Lately, I've been having a hard time writing because I've been hung up on the question of what matters. I have these lofty goals of writing about important things (whatever that means;), but then I sit down in front of my computer and all that comes out is my own experience. How narcissistic, right?

But I think the key might be to write about important things in a personal way, in a way that makes other people interested in the story of it all. I think that's why I'm drawn to fiction in the first place: it's an amazingly powerful medium with which to entice people to think a certain way about something. Think of (as much as I hate this book) Uncle Tom's Cabin or Beloved or To Kill a Mockingbird (apparently I'm on a civil liberties kick;) They're all stories--wonderfully empathy-inducing stories--that shifted the world, at least part of it, because of the way they made people think differently. That's the power of story. And if I were better at it, maybe I too could shift people's minds.

It doesn't necessarily have to be fiction, of course. Nonfiction can be equally enticing, though, again, I think it's the story of it that makes it so. (Or maybe I'm just an English major nerd who finds stories in everything.) It's fitting, though, that James and I just recently saw Annie Leonard, the creator of The Story of Stuff.

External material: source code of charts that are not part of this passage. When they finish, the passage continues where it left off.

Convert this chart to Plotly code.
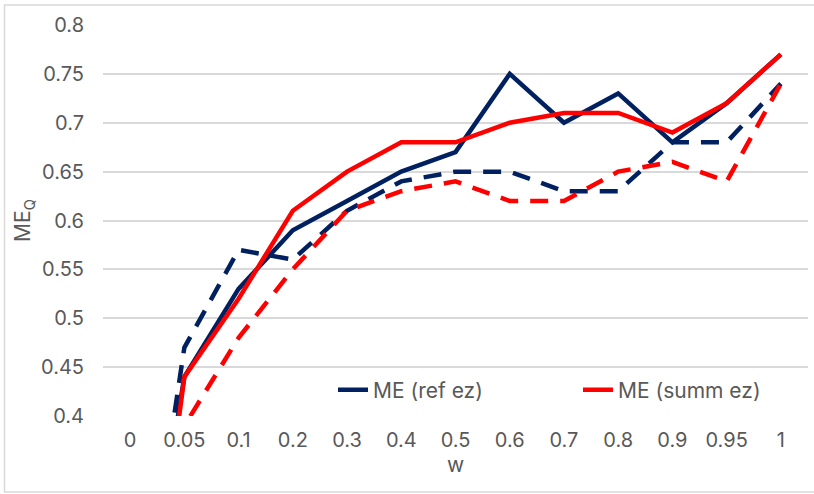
import plotly.graph_objects as go

categories = ["0", "0.05", "0.1", "0.2", "0.3", "0.4", "0.5", "0.6", "0.7", "0.8", "0.9", "0.95", "1"]
me_ref_ez = [0.10, 0.44, 0.53, 0.59, 0.62, 0.65, 0.67, 0.75, 0.70, 0.73, 0.68, 0.72, 0.77]
me_summ_ez = [0.02, 0.44, 0.52, 0.61, 0.65, 0.68, 0.68, 0.70, 0.71, 0.71, 0.69, 0.72, 0.77]
me_ref_ez_dash = [0.10, 0.47, 0.57, 0.56, 0.61, 0.64, 0.65, 0.65, 0.63, 0.63, 0.68, 0.68, 0.74]
me_summ_ez_dash = [0.10, 0.39, 0.48, 0.55, 0.61, 0.63, 0.64, 0.62, 0.62, 0.65, 0.66, 0.64, 0.74]
y_ticks = [0.4, 0.45, 0.5, 0.55, 0.6, 0.65, 0.7, 0.75, 0.8]
y_tick_text = ["0.4", "0.45", "0.5", "0.55", "0.6", "0.65", "0.7", "0.75", "0.8"]

NAVY = "#002060"
RED = "#FF0000"
FONT = "Inter, Roboto, Noto Sans, sans-serif"
GRAY = "#595959"

fig = go.Figure()
fig.add_trace(go.Scatter(x=categories, y=me_ref_ez_dash, mode="lines", showlegend=False,
                         line=dict(color=NAVY, width=4.5, dash="18px,12px")))
fig.add_trace(go.Scatter(x=categories, y=me_summ_ez_dash, mode="lines", showlegend=False,
                         line=dict(color=RED, width=4.5, dash="18px,12px")))
fig.add_trace(go.Scatter(x=categories, y=me_ref_ez, mode="lines", name="ME (ref ez)",
                         legend="legend", line=dict(color=NAVY, width=4.5)))
fig.add_trace(go.Scatter(x=categories, y=me_summ_ez, mode="lines", name="ME (summ ez)",
                         legend="legend2", line=dict(color=RED, width=4.5)))

W, H = 814, 494
ml, mr, mt, mb = 103, 6, 25, 78
pw, ph = W - ml - mr, H - mt - mb

def px_x(p):
    return (p - ml) / pw

def px_y(p):
    return (H - mb - p) / ph

legend_common = dict(orientation="h", yanchor="middle", xanchor="left",
                     bgcolor="rgba(0,0,0,0)", font=dict(size=21, color=GRAY),
                     itemwidth=30)

fig.update_layout(
    width=W, height=H,
    margin=dict(l=ml, r=mr, t=mt, b=mb),
    paper_bgcolor="white", plot_bgcolor="white",
    font=dict(family=FONT, size=19, color=GRAY),
    xaxis=dict(type="category", range=[-0.5, 12.5], showgrid=False, zeroline=False,
               showline=False, ticks="", tickfont=dict(size=20, color=GRAY),
               ticklabelstandoff=10,
               title=dict(text="w", font=dict(size=21, color=GRAY), standoff=2)),
    yaxis=dict(range=[0.4, 0.8], tickvals=y_ticks, ticktext=y_tick_text,
               showgrid=True, gridcolor="#D9D9D9", gridwidth=1.5, zeroline=False,
               showline=False, ticks="", tickfont=dict(size=20, color=GRAY),
               ticklabelstandoff=18,
               title=dict(text="ME<sub>Q</sub>", font=dict(size=21, color=GRAY), standoff=4)),
    legend=dict(x=px_x(333), y=px_y(390), **legend_common),
    legend2=dict(x=px_x(578), y=px_y(390), **legend_common),
    shapes=[dict(type="rect", xref="paper", yref="paper",
                 x0=px_x(4.5), x1=px_x(818), y0=px_y(492), y1=px_y(5),
                 line=dict(color="#D9D9D9", width=1.5), layer="below")],
)

fig.write_html("out.html")
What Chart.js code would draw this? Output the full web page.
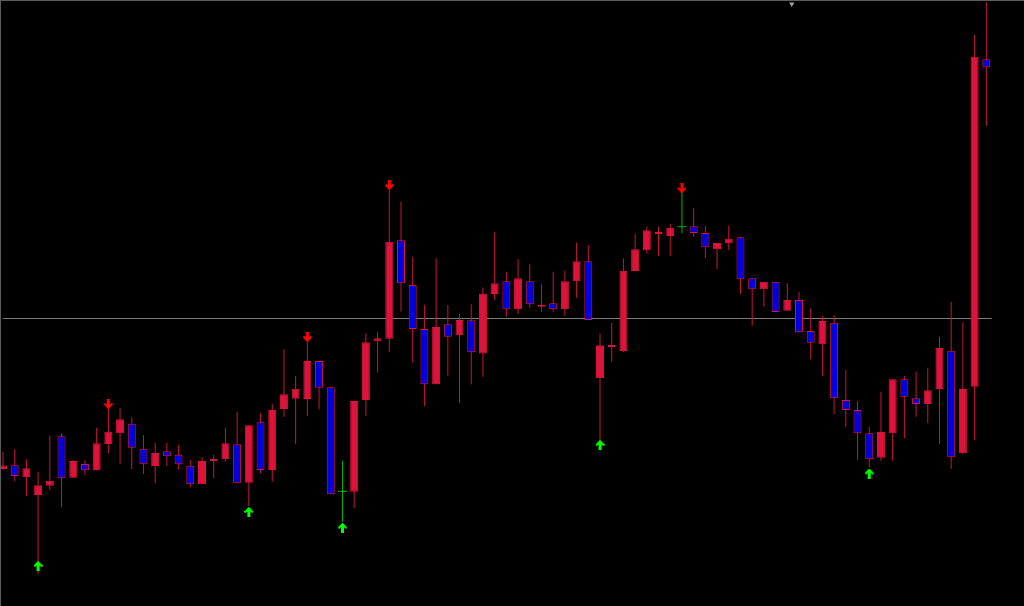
<!DOCTYPE html>
<html>
<head>
<meta charset="utf-8">
<script src="https://cdn.jsdelivr.net/npm/chart.js@4.4.1/dist/chart.umd.min.js"></script>
<style>
  html, body { margin: 0; padding: 0; background: #000; overflow: hidden; }
  canvas { display: block; }
</style>
</head>
<body>
<canvas id="chart" width="1024" height="606"></canvas>
<script>
// OHLC per bar
const opens = [137.0, 140.7, 128.7, 111.0, 120.3, 169.7, 128.3, 142.0, 135.7, 162.0,
  172.7, 182.3, 157.3, 140.0, 154.7, 151.3, 140.3, 121.7, 145.0, 146.7,
  161.7, 123.3, 183.7, 136.0, 197.0, 207.3, 207.0, 245.0, 218.7, 114.7,
  114.3, 206.0, 264.7, 267.3, 365.7, 321.0, 277.0, 221.7, 281.7, 270.7,
  285.7, 252.5, 312.0, 324.7, 296.7, 324.7, 299.3, 302.7, 296.7, 324.7,
  344.7, 227.7, 261.0, 255.0, 335.0, 355.7, 374.0, 370.0, 379.3, 379.7,
  373.0, 356.7, 362.7, 368.7, 327.7, 316.7, 324.3, 295.3, 306.0, 275.0,
  261.7, 283.3, 206.0, 196.0, 172.7, 148.3, 172.7, 226.7, 207.7, 202.0,
  217.0, 255.3, 152.7, 219.3, 546.7];
const highs = [154.5, 156.7, 146.7, 134.3, 170.3, 172.7, 146.0, 146.0, 178.3, 197.7,
  197.7, 188.7, 171.0, 163.3, 163.3, 161.0, 146.0, 148.7, 151.3, 178.3,
  194.3, 180.7, 192.7, 202.0, 256.7, 230.0, 266.0, 245.0, 219.3, 145.3,
  205.0, 272.7, 274.0, 417.7, 404.3, 349.3, 301.0, 347.7, 301.0, 292.0,
  301.7, 318.5, 373.7, 334.3, 346.7, 341.7, 321.7, 334.3, 335.3, 363.3,
  361.0, 272.7, 283.3, 347.7, 372.0, 379.0, 379.3, 382.0, 414.3, 397.7,
  380.0, 363.0, 380.3, 368.7, 327.7, 324.3, 324.3, 322.7, 314.3, 297.7,
  290.0, 291.0, 236.0, 205.3, 179.3, 214.3, 226.7, 230.0, 234.3, 238.3,
  269.3, 304.0, 284.0, 571.0, 604.0];
const lows = [136.0, 125.0, 110.0, 32.0, 116.0, 98.7, 128.0, 131.0, 135.7, 152.7,
  142.0, 136.7, 132.0, 122.7, 140.0, 136.7, 118.7, 121.7, 127.7, 144.3,
  123.3, 100.0, 132.7, 124.3, 189.3, 162.0, 190.0, 196.7, 111.7, 84.0,
  97.7, 190.3, 233.5, 254.3, 294.3, 243.3, 200.0, 221.7, 230.3, 202.7,
  221.7, 229.3, 306.0, 289.3, 291.7, 298.3, 294.3, 294.3, 290.3, 308.3,
  286.0, 159.3, 244.3, 254.0, 335.0, 352.7, 350.0, 350.0, 372.7, 369.3,
  347.7, 337.0, 356.0, 312.0, 280.3, 299.3, 294.0, 295.3, 273.7, 246.7,
  230.3, 191.7, 179.3, 146.0, 139.0, 145.3, 145.3, 167.7, 189.3, 182.7,
  162.0, 137.0, 152.0, 166.0, 480.0];
const closes = [140.5, 130.0, 137.7, 120.7, 125.3, 127.7, 145.0, 135.7, 162.7, 174.3,
  186.7, 158.3, 141.7, 153.0, 149.7, 141.7, 121.7, 145.0, 147.0, 162.7,
  123.3, 180.7, 136.0, 196.0, 211.7, 217.3, 245.0, 218.3, 111.7, 114.7,
  205.0, 263.7, 267.7, 364.3, 322.7, 277.0, 221.7, 279.0, 269.3, 286.0,
  253.7, 312.5, 322.7, 296.7, 327.7, 301.7, 301.3, 296.7, 324.7, 344.7,
  286.0, 260.7, 259.0, 335.3, 356.7, 375.7, 372.0, 378.3, 379.3, 373.0,
  358.7, 363.0, 367.3, 326.7, 316.7, 324.3, 294.0, 306.0, 273.7, 263.3,
  285.0, 207.7, 196.0, 172.7, 146.7, 174.0, 226.7, 209.3, 202.0, 215.7,
  258.0, 148.7, 217.0, 549.3, 538.7];

// signal arrows (bar index, price of arrow centre)
const upArrowBars = [3, 21, 29, 51, 74];
const upArrowPrices = [40.0, 94.0, 78.3, 161.0, 132.5];
const downArrowBars = [9, 26, 33, 58];
const downArrowPrices = [202.0, 269.0, 421.0, 417.7];

// horizontal level and the little shift marker at the top
const levelPrice = 287.5;
const levelFrom = -0.02, levelTo = 84.46;
const shiftMarker = { x: 67.38, y: 602 };

const bullColor = '#DC143C';
const bearColor = '#0000E0';
const wickColor = '#C8143C';
const dojiColor = '#00B400';

const bars = opens.map((_, i) => i);
const isDoji = bars.map(i => opens[i] === closes[i]);

function makeArrow(color, up) {
    const c = document.createElement('canvas');
    c.width = 9;
    c.height = 10;
    const g = c.getContext('2d');
    if (!up) { g.translate(0, 10); g.scale(1, -1); }
    g.fillStyle = color;
    g.strokeStyle = color;
    g.fillRect(3, 2, 3, 8);
    g.lineWidth = 2;
    g.beginPath();
    g.moveTo(0.5, 5.5);
    g.lineTo(4.5, 1.2);
    g.lineTo(8.5, 5.5);
    g.stroke();
    return c;
}

const frame = {
    id: 'frame',
    beforeDraw(chart) {
        const g = chart.ctx;
        g.save();
        g.fillStyle = '#000';
        g.fillRect(0, 0, chart.width, chart.height);
        g.restore();
    },
    afterDraw(chart) {
        const g = chart.ctx;
        g.save();
        g.strokeStyle = '#5c5c5c';
        g.lineWidth = 1;
        g.beginPath();
        g.moveTo(0, 0.5); g.lineTo(chart.width, 0.5);
        g.moveTo(0.5, 0); g.lineTo(0.5, chart.height);
        g.stroke();
        g.restore();
    }
};

const ctx = document.getElementById('chart').getContext('2d');

new Chart(ctx, {
    type: 'bar',
    data: {
        datasets: [
            {
                // arrows on top
                type: 'scatter',
                order: -2,
                data: upArrowBars.map((b, k) => ({ x: b, y: upArrowPrices[k] })),
                pointStyle: makeArrow('#00FF00', true),
                pointRadius: 5
            },
            {
                type: 'scatter',
                order: -2,
                data: downArrowBars.map((b, k) => ({ x: b, y: downArrowPrices[k] })),
                pointStyle: makeArrow('#FF0000', false),
                pointRadius: 5
            },
            {
                type: 'scatter',
                order: -2,
                data: [shiftMarker],
                pointStyle: 'triangle',
                rotation: 180,
                pointRadius: 3,
                backgroundColor: '#A0A0A8',
                borderWidth: 0
            },
            {
                // candle bodies
                order: 0,
                grouped: false,
                data: bars.filter(i => !isDoji[i]).map(i => ({ x: i, y: [opens[i], closes[i]] })),
                backgroundColor: bars.filter(i => !isDoji[i]).map(i => closes[i] > opens[i] ? bullColor : bearColor),
                borderColor: bullColor,
                borderWidth: 1,
                borderSkipped: false,
                inflateAmount: 0,
                barThickness: 8
            },
            {
                // doji ticks
                order: 0,
                grouped: false,
                data: bars.filter(i => isDoji[i]).map(i => ({ x: i, y: [opens[i] - 0.5, opens[i] + 0.5] })),
                backgroundColor: dojiColor,
                borderWidth: 0,
                inflateAmount: 0,
                barThickness: 9
            },
            {
                // wicks
                order: 1,
                grouped: false,
                data: bars.map(i => ({ x: i, y: [lows[i], highs[i]] })),
                backgroundColor: bars.map(i => isDoji[i] ? dojiColor : wickColor),
                borderWidth: 0,
                inflateAmount: 0,
                barThickness: 1
            },
            {
                type: 'line',
                order: 2,
                data: [{ x: levelFrom, y: levelPrice }, { x: levelTo, y: levelPrice }],
                borderColor: '#7C7C7C',
                borderWidth: 1,
                pointRadius: 0
            }
        ]
    },
    options: {
        responsive: false,
        animation: false,
        events: [],
        layout: { padding: 0, autoPadding: false },
        plugins: {
            legend: { display: false },
            tooltip: { enabled: false }
        },
        scales: {
            x: { type: 'linear', min: -0.2563, max: 87.22, offset: false, display: false },
            y: { type: 'linear', min: 0, max: 606, display: false }
        }
    },
    plugins: [frame]
});
</script>
</body>
</html>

For those of you who haven't heard of it, The Story of Stuff is a video that basically explains the "materials economy," the path that all the normal, household stuff we own and consume takes from creation to disposal. It's important to think about--perhaps one of the most important things to think about--since the way we currently use and dispose of our resources in this world is so wholly unsustainable, not to mention heinously unconscionable. But who stops to care about how that water bottle in her hand or the headphones in her ears are created and where they go when she gets rid of them? Who thinks beyond the initial price tag and the ultimate heave into the garbage can? Probably not a lot of people, until you make it into a story like Anne Leonard has done. And now millions of people around the world are thinking about the goods they consume, all because now there's a narrative in their heads that has made it accessible.

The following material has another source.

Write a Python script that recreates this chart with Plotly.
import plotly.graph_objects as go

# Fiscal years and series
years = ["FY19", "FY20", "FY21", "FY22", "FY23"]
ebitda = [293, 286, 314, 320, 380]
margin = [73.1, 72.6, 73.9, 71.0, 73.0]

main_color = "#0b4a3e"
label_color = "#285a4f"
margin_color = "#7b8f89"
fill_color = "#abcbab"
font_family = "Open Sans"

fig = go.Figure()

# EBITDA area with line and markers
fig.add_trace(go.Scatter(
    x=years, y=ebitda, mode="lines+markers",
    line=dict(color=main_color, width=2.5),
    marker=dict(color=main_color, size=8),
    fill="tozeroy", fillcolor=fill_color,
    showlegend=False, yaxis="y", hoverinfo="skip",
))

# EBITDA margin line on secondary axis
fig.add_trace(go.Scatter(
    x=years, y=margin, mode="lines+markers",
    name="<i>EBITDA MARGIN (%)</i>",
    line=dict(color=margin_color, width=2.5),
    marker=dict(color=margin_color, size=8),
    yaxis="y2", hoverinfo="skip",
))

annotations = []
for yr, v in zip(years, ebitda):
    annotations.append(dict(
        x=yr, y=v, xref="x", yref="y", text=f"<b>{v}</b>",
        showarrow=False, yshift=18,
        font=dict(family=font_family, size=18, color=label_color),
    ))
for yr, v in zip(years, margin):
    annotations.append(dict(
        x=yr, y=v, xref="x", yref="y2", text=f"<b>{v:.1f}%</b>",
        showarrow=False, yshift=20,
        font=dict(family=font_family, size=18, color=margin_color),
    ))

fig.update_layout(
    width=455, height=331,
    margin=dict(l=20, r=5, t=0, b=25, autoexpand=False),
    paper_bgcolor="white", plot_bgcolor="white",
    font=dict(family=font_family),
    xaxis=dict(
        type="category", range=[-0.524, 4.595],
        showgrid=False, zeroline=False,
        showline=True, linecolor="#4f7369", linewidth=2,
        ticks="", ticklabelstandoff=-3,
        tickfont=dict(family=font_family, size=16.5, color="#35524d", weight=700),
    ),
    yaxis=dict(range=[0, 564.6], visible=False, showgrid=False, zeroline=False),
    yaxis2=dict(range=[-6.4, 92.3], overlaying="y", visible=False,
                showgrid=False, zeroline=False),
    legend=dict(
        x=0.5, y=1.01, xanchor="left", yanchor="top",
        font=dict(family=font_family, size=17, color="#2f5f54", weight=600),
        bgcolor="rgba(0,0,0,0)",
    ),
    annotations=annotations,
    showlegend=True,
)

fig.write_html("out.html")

I guess that's my goal. There's important stuff out there (and okay, less important but also interesting stuff, too:), and I want to be able to write about it in a way that makes people think, in a way that at least causes someone to pause if not actually change their mind. That's the goal I've tentatively set for myself. Maybe not on this blog, or maybe not all the time, but I want to use my writing to contribute to what matters, whatever that might be.